● **Task directions**
Write out the full listing exactly as given, minus the images.

===============

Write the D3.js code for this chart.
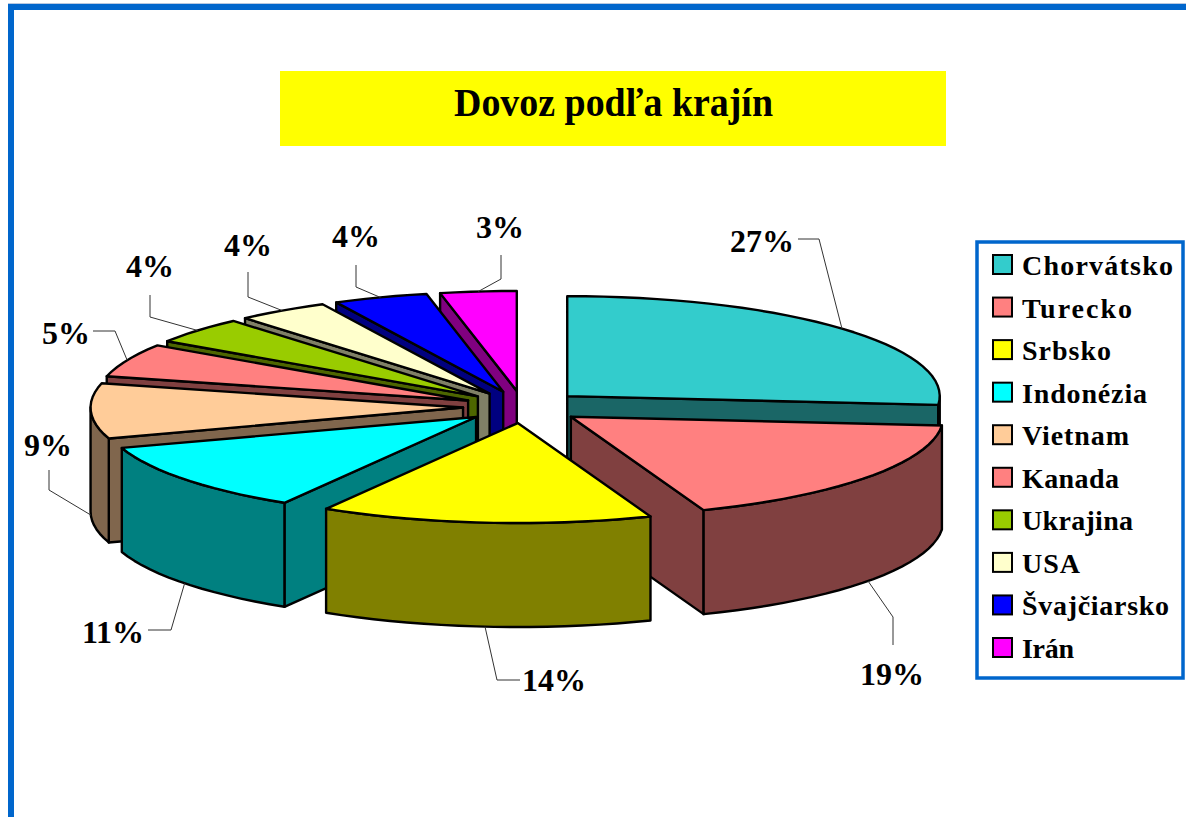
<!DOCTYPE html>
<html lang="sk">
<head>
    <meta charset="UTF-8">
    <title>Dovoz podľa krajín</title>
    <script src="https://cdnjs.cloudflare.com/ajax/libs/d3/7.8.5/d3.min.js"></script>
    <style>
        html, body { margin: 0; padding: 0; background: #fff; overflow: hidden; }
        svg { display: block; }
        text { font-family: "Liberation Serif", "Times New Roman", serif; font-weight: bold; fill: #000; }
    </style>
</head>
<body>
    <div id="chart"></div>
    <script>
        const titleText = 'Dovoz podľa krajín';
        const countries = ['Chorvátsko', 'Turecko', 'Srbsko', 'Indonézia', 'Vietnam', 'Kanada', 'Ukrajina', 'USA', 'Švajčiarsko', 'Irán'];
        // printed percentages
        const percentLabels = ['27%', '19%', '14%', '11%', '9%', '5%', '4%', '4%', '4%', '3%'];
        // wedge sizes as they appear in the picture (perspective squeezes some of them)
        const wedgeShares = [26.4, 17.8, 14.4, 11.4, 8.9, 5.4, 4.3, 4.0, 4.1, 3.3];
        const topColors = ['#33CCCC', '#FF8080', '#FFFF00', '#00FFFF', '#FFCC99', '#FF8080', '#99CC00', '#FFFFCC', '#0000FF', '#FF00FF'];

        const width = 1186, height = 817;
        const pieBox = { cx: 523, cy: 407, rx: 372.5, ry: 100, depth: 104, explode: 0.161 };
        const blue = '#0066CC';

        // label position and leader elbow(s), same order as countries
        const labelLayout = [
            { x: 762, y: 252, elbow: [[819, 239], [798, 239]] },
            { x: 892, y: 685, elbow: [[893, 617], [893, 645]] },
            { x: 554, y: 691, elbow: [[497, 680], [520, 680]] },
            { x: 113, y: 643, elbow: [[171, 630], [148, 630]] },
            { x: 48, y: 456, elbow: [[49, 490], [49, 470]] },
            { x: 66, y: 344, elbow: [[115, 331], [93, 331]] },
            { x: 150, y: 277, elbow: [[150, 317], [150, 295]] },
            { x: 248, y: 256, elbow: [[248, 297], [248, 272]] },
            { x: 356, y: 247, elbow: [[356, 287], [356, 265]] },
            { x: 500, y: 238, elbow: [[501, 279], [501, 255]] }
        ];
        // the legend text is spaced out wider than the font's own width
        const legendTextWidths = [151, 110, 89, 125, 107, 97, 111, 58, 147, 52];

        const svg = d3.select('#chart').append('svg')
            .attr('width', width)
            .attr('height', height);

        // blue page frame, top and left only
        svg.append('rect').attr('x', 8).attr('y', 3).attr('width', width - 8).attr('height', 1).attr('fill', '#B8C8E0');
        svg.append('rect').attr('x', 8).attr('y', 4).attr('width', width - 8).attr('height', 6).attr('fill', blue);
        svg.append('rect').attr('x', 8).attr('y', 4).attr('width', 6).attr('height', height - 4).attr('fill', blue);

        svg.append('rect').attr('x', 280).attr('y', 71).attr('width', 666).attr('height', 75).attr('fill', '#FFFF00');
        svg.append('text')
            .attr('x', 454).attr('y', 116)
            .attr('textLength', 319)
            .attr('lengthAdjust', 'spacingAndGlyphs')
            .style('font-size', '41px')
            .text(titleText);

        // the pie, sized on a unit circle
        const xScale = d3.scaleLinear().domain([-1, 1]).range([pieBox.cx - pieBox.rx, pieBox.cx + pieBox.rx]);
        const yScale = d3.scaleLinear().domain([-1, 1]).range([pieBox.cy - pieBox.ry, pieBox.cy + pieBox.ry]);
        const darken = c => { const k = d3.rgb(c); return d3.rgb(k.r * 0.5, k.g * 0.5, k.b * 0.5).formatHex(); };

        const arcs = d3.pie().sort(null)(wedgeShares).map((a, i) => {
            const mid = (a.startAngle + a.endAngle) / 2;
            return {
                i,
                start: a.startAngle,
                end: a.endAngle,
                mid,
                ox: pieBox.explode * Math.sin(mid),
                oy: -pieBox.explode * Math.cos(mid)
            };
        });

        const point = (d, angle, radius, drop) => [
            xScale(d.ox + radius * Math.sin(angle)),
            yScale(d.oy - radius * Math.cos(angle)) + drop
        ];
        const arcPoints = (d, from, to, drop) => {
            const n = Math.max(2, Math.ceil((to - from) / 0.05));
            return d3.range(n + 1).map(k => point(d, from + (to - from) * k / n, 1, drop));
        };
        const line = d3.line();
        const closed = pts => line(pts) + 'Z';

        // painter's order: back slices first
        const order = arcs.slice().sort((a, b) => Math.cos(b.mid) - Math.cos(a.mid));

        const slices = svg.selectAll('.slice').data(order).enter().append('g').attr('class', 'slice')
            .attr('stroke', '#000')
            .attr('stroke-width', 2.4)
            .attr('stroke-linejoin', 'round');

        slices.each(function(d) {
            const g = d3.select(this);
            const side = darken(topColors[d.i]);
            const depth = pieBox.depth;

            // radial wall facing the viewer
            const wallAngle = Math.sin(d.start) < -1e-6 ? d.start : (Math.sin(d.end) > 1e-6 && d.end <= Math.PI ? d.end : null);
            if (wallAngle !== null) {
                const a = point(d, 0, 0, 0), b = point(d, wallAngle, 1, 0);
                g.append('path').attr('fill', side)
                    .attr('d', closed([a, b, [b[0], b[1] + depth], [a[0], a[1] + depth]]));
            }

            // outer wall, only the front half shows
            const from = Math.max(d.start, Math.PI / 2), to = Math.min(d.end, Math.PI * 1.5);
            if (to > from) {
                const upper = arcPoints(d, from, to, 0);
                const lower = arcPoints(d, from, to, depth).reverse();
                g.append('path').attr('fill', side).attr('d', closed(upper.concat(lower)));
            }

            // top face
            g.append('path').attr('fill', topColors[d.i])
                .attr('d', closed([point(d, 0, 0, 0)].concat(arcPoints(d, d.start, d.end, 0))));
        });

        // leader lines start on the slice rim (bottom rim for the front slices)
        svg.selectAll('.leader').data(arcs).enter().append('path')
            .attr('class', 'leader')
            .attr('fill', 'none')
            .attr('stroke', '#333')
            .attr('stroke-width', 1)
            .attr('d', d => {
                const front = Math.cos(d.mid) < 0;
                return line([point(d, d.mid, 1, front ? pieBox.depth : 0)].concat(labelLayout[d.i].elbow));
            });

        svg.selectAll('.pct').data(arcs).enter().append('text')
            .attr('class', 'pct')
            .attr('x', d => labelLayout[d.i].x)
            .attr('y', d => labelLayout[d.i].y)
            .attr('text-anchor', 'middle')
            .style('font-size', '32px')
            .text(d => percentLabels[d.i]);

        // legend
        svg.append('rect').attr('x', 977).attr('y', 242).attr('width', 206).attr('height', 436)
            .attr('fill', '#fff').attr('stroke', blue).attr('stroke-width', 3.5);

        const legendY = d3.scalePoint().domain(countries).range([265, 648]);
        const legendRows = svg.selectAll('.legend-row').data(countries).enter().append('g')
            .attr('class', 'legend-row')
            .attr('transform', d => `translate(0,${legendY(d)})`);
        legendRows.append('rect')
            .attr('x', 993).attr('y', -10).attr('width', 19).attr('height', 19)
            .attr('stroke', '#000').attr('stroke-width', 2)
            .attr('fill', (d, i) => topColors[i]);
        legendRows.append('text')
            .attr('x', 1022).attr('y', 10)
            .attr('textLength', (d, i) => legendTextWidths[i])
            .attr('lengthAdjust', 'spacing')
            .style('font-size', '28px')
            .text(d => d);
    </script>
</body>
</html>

===============

● **Response to the exercise**
Write the D3.js code for this chart.
<!DOCTYPE html>
<html lang="sk">
<head>
    <meta charset="UTF-8">
    <title>Dovoz podľa krajín</title>
    <script src="https://cdnjs.cloudflare.com/ajax/libs/d3/7.8.5/d3.min.js"></script>
    <style>
        html, body { margin: 0; padding: 0; background: #fff; overflow: hidden; }
        svg { display: block; }
        text { font-family: "Liberation Serif", "Times New Roman", serif; font-weight: bold; fill: #000; }
    </style>
</head>
<body>
    <div id="chart"></div>
    <script>
        const titleText = 'Dovoz podľa krajín';
        const countries = ['Chorvátsko', 'Turecko', 'Srbsko', 'Indonézia', 'Vietnam', 'Kanada', 'Ukrajina', 'USA', 'Švajčiarsko', 'Irán'];
        // printed percentages
        const percentLabels = ['27%', '19%', '14%', '11%', '9%', '5%', '4%', '4%', '4%', '3%'];
        // wedge sizes as they appear in the picture (perspective squeezes some of them)
        const wedgeShares = [26.4, 17.8, 14.4, 11.4, 8.9, 5.4, 4.3, 4.0, 4.1, 3.3];
        const topColors = ['#33CCCC', '#FF8080', '#FFFF00', '#00FFFF', '#FFCC99', '#FF8080', '#99CC00', '#FFFFCC', '#0000FF', '#FF00FF'];

        const width = 1186, height = 817;
        const pieBox = { cx: 523, cy: 407, rx: 372.5, ry: 100, depth: 104, explode: 0.161 };
        const blue = '#0066CC';

        // label position and leader elbow(s), same order as countries
        const labelLayout = [
            { x: 762, y: 252, elbow: [[819, 239], [798, 239]] },
            { x: 892, y: 685, elbow: [[893, 617], [893, 645]] },
            { x: 554, y: 691, elbow: [[497, 680], [520, 680]] },
            { x: 113, y: 643, elbow: [[171, 630], [148, 630]] },
            { x: 48, y: 456, elbow: [[49, 490], [49, 470]] },
            { x: 66, y: 344, elbow: [[115, 331], [93, 331]] },
            { x: 150, y: 277, elbow: [[150, 317], [150, 295]] },
            { x: 248, y: 256, elbow: [[248, 297], [248, 272]] },
            { x: 356, y: 247, elbow: [[356, 287], [356, 265]] },
            { x: 500, y: 238, elbow: [[501, 279], [501, 255]] }
        ];
        // the legend text is spaced out wider than the font's own width
        const legendTextWidths = [151, 110, 89, 125, 107, 97, 111, 58, 147, 52];

        const svg = d3.select('#chart').append('svg')
            .attr('width', width)
            .attr('height', height);

        // blue page frame, top and left only
        svg.append('rect').attr('x', 8).attr('y', 3).attr('width', width - 8).attr('height', 1).attr('fill', '#B8C8E0');
        svg.append('rect').attr('x', 8).attr('y', 4).attr('width', width - 8).attr('height', 6).attr('fill', blue);
        svg.append('rect').attr('x', 8).attr('y', 4).attr('width', 6).attr('height', height - 4).attr('fill', blue);

        svg.append('rect').attr('x', 280).attr('y', 71).attr('width', 666).attr('height', 75).attr('fill', '#FFFF00');
        svg.append('text')
            .attr('x', 454).attr('y', 116)
            .attr('textLength', 319)
            .attr('lengthAdjust', 'spacingAndGlyphs')
            .style('font-size', '41px')
            .text(titleText);

        // the pie, sized on a unit circle
        const xScale = d3.scaleLinear().domain([-1, 1]).range([pieBox.cx - pieBox.rx, pieBox.cx + pieBox.rx]);
        const yScale = d3.scaleLinear().domain([-1, 1]).range([pieBox.cy - pieBox.ry, pieBox.cy + pieBox.ry]);
        const darken = c => { const k = d3.rgb(c); return d3.rgb(k.r * 0.5, k.g * 0.5, k.b * 0.5).formatHex(); };

        const arcs = d3.pie().sort(null)(wedgeShares).map((a, i) => {
            const mid = (a.startAngle + a.endAngle) / 2;
            return {
                i,
                start: a.startAngle,
                end: a.endAngle,
                mid,
                ox: pieBox.explode * Math.sin(mid),
                oy: -pieBox.explode * Math.cos(mid)
            };
        });

        const point = (d, angle, radius, drop) => [
            xScale(d.ox + radius * Math.sin(angle)),
            yScale(d.oy - radius * Math.cos(angle)) + drop
        ];
        const arcPoints = (d, from, to, drop) => {
            const n = Math.max(2, Math.ceil((to - from) / 0.05));
            return d3.range(n + 1).map(k => point(d, from + (to - from) * k / n, 1, drop));
        };
        const line = d3.line();
        const closed = pts => line(pts) + 'Z';

        // painter's order: back slices first
        const order = arcs.slice().sort((a, b) => Math.cos(b.mid) - Math.cos(a.mid));

        const slices = svg.selectAll('.slice').data(order).enter().append('g').attr('class', 'slice')
            .attr('stroke', '#000')
            .attr('stroke-width', 2.4)
            .attr('stroke-linejoin', 'round');

        slices.each(function(d) {
            const g = d3.select(this);
            const side = darken(topColors[d.i]);
            const depth = pieBox.depth;

            // radial wall facing the viewer
            const wallAngle = Math.sin(d.start) < -1e-6 ? d.start : (Math.sin(d.end) > 1e-6 && d.end <= Math.PI ? d.end : null);
            if (wallAngle !== null) {
                const a = point(d, 0, 0, 0), b = point(d, wallAngle, 1, 0);
                g.append('path').attr('fill', side)
                    .attr('d', closed([a, b, [b[0], b[1] + depth], [a[0], a[1] + depth]]));
            }

            // outer wall, only the front half shows
            const from = Math.max(d.start, Math.PI / 2), to = Math.min(d.end, Math.PI * 1.5);
            if (to > from) {
                const upper = arcPoints(d, from, to, 0);
                const lower = arcPoints(d, from, to, depth).reverse();
                g.append('path').attr('fill', side).attr('d', closed(upper.concat(lower)));
            }

            // top face
            g.append('path').attr('fill', topColors[d.i])
                .attr('d', closed([point(d, 0, 0, 0)].concat(arcPoints(d, d.start, d.end, 0))));
        });

        // leader lines start on the slice rim (bottom rim for the front slices)
        svg.selectAll('.leader').data(arcs).enter().append('path')
            .attr('class', 'leader')
            .attr('fill', 'none')
            .attr('stroke', '#333')
            .attr('stroke-width', 1)
            .attr('d', d => {
                const front = Math.cos(d.mid) < 0;
                return line([point(d, d.mid, 1, front ? pieBox.depth : 0)].concat(labelLayout[d.i].elbow));
            });

        svg.selectAll('.pct').data(arcs).enter().append('text')
            .attr('class', 'pct')
            .attr('x', d => labelLayout[d.i].x)
            .attr('y', d => labelLayout[d.i].y)
            .attr('text-anchor', 'middle')
            .style('font-size', '32px')
            .text(d => percentLabels[d.i]);

        // legend
        svg.append('rect').attr('x', 977).attr('y', 242).attr('width', 206).attr('height', 436)
            .attr('fill', '#fff').attr('stroke', blue).attr('stroke-width', 3.5);

        const legendY = d3.scalePoint().domain(countries).range([265, 648]);
        const legendRows = svg.selectAll('.legend-row').data(countries).enter().append('g')
            .attr('class', 'legend-row')
            .attr('transform', d => `translate(0,${legendY(d)})`);
        legendRows.append('rect')
            .attr('x', 993).attr('y', -10).attr('width', 19).attr('height', 19)
            .attr('stroke', '#000').attr('stroke-width', 2)
            .attr('fill', (d, i) => topColors[i]);
        legendRows.append('text')
            .attr('x', 1022).attr('y', 10)
            .attr('textLength', (d, i) => legendTextWidths[i])
            .attr('lengthAdjust', 'spacing')
            .style('font-size', '28px')
            .text(d => d);
    </script>
</body>
</html>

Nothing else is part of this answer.